▸ Task directions: Wherever the word "this" appears in the entries, copy the whole line.

▸ Task data:
☆ ☆ ☆ ☆
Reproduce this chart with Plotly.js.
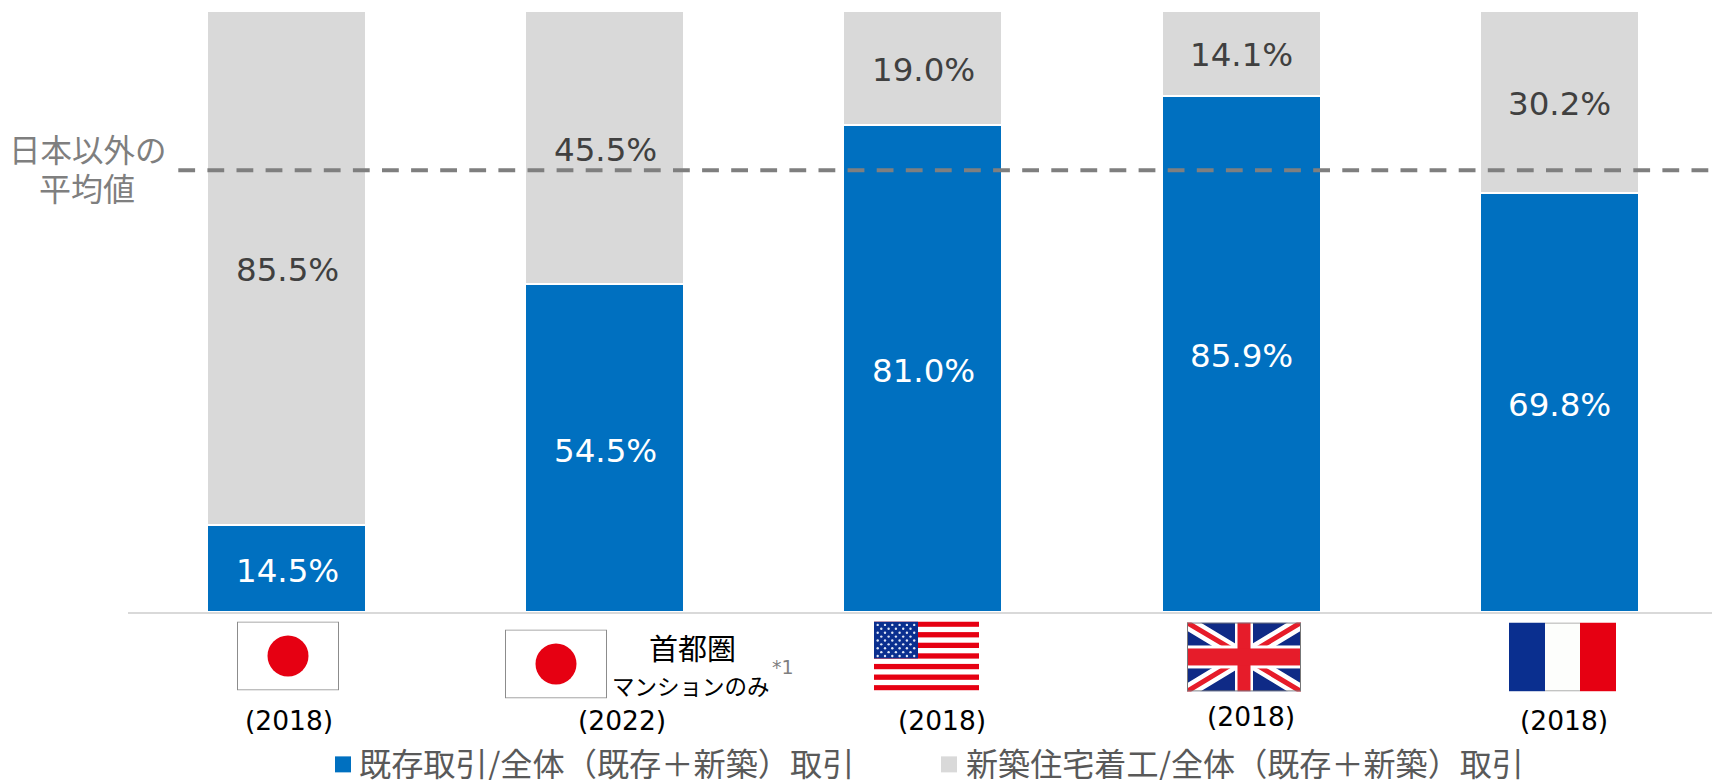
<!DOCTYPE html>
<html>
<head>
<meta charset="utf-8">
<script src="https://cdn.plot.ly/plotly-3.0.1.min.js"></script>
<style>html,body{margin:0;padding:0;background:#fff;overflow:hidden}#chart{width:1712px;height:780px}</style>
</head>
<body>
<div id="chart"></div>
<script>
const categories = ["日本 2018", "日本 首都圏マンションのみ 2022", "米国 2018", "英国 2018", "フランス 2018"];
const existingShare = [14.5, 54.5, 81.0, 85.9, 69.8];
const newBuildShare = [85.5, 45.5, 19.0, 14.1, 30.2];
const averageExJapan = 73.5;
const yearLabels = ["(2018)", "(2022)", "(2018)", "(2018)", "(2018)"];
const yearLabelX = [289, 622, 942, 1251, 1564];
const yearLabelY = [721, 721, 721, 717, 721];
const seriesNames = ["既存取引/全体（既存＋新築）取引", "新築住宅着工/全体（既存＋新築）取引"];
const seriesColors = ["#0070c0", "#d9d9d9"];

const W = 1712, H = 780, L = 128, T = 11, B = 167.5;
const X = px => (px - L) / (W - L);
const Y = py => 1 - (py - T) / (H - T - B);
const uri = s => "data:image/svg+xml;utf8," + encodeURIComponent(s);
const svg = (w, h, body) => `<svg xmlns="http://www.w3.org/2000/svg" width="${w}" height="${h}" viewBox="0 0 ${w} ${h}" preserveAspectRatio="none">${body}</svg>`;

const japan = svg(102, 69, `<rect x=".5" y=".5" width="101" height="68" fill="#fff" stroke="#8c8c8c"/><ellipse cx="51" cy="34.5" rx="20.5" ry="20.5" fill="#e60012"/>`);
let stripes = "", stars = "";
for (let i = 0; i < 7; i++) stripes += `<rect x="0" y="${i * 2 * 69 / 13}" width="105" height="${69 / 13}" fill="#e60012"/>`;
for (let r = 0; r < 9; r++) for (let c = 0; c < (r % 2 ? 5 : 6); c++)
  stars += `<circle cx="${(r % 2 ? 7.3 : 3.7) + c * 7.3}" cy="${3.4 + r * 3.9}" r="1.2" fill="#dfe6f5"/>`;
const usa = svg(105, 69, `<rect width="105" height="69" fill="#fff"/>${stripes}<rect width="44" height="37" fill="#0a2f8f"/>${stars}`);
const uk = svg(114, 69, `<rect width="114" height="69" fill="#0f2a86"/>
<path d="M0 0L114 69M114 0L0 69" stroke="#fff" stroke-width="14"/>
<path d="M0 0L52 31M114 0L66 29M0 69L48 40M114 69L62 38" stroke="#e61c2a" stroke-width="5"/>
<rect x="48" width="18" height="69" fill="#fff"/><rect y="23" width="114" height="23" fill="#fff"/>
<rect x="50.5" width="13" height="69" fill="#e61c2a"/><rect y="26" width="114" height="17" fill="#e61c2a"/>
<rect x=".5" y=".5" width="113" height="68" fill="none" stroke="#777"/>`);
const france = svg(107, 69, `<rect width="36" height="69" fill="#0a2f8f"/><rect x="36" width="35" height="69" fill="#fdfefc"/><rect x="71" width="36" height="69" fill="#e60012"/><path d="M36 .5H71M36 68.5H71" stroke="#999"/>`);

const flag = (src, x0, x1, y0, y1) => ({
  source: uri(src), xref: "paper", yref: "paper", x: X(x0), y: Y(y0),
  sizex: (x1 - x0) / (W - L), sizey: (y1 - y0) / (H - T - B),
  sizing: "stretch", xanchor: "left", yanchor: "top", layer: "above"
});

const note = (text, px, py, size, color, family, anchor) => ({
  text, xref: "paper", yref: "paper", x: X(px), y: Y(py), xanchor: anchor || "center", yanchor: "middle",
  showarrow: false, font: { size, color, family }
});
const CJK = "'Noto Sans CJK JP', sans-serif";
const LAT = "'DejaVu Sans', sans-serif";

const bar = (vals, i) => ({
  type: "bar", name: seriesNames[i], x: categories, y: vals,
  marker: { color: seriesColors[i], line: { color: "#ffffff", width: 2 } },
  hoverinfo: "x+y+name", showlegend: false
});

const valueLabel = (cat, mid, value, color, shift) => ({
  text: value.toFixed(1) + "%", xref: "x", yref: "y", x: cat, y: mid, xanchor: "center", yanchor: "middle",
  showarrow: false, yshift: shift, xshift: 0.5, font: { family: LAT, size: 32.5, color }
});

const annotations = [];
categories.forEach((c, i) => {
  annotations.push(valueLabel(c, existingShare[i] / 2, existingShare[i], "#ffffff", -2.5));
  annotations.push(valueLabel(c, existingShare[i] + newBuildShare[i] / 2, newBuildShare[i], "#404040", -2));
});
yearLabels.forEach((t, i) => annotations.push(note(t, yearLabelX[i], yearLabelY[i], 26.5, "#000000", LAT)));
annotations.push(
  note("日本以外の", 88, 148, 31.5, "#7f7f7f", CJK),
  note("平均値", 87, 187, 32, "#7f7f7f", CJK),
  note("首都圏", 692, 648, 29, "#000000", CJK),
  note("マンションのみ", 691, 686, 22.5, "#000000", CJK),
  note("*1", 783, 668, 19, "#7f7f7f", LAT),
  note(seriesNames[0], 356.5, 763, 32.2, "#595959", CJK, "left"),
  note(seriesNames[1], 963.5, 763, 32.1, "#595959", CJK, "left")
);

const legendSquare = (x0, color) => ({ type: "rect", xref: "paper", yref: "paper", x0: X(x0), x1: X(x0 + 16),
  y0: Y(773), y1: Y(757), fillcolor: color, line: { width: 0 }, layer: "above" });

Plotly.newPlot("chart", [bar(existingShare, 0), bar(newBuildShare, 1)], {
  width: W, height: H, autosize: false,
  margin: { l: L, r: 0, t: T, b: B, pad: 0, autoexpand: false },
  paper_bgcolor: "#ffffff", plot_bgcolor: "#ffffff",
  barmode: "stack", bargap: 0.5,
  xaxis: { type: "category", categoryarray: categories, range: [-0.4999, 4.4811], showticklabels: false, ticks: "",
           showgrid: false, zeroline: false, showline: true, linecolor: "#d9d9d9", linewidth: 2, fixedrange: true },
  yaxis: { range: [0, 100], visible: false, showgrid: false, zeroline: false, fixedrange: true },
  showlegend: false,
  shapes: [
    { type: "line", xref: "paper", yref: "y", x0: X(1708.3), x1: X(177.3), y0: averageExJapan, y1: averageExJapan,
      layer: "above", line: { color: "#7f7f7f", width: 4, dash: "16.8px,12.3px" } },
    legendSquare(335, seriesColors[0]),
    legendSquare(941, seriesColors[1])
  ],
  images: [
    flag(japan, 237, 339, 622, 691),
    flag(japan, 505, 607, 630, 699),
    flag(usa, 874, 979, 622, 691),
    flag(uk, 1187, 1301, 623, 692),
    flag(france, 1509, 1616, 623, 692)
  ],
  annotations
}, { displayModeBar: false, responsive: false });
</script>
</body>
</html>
☆ ☆ ☆ ☆
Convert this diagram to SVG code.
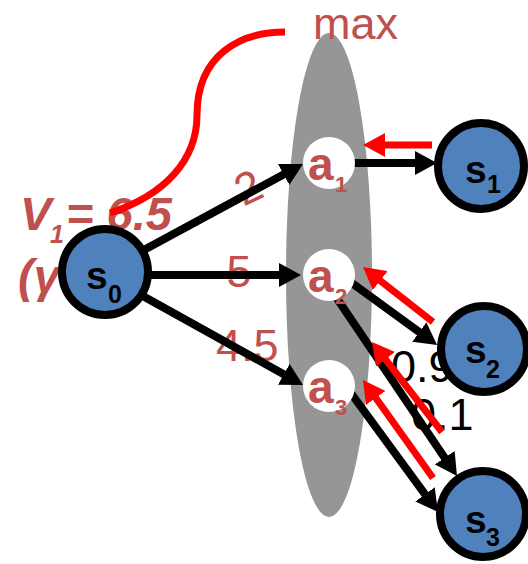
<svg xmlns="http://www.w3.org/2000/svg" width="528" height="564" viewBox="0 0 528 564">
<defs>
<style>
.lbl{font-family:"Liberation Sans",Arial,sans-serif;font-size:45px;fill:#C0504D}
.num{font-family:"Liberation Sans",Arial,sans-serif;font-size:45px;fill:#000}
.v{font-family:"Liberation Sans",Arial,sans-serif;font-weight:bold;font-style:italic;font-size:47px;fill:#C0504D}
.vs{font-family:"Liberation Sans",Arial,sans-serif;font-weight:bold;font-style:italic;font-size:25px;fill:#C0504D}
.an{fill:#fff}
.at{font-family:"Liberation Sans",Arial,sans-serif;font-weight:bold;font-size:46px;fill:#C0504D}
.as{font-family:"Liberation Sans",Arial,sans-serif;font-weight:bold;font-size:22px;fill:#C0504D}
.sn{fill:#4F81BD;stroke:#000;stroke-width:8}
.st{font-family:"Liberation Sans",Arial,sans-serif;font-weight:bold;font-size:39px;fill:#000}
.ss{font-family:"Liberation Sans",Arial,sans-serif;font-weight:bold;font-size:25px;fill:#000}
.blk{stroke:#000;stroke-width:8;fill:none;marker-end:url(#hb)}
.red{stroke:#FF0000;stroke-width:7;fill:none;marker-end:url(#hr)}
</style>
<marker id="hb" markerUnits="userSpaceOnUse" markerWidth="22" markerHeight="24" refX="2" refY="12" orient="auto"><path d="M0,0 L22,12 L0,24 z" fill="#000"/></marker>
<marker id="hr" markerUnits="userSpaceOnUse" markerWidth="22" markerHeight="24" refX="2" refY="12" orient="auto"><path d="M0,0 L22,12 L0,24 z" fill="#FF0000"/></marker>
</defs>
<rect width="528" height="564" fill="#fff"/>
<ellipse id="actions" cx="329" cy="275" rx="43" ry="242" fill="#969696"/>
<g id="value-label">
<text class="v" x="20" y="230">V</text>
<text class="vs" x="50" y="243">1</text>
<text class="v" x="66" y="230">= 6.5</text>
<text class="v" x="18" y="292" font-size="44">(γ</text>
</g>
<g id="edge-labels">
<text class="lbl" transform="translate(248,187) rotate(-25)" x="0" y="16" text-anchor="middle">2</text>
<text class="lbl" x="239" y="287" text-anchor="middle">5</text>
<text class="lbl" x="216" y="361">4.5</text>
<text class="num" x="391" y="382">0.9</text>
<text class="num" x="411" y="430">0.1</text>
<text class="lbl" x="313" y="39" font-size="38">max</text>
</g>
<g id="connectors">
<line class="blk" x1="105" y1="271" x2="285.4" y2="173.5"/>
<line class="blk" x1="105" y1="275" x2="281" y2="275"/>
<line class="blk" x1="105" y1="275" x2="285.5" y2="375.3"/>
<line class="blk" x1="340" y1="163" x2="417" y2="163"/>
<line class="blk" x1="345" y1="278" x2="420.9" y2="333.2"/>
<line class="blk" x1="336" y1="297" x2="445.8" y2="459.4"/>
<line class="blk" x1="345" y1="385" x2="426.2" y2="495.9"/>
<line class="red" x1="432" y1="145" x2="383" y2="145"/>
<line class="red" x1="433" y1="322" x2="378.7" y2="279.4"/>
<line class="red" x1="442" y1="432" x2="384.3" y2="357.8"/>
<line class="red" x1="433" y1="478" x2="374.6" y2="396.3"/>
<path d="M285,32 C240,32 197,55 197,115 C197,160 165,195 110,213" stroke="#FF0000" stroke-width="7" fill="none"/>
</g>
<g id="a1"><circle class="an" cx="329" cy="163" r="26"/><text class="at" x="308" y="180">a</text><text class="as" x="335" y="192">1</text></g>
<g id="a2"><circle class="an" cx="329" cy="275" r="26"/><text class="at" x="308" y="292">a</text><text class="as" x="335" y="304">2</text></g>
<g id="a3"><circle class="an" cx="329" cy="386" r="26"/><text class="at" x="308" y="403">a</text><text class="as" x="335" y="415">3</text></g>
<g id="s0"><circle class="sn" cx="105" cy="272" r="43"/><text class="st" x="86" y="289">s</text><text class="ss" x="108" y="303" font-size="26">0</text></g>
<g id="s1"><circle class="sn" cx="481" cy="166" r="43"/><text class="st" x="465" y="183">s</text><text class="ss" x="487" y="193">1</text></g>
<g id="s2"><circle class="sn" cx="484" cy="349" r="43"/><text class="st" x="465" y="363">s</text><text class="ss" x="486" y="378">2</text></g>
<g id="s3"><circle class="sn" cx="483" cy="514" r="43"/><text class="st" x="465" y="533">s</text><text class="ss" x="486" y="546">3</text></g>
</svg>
☆ ☆ ☆ ☆
▸ Finished exercise:
Reproduce this chart with Plotly.js.
Convert this diagram to SVG code.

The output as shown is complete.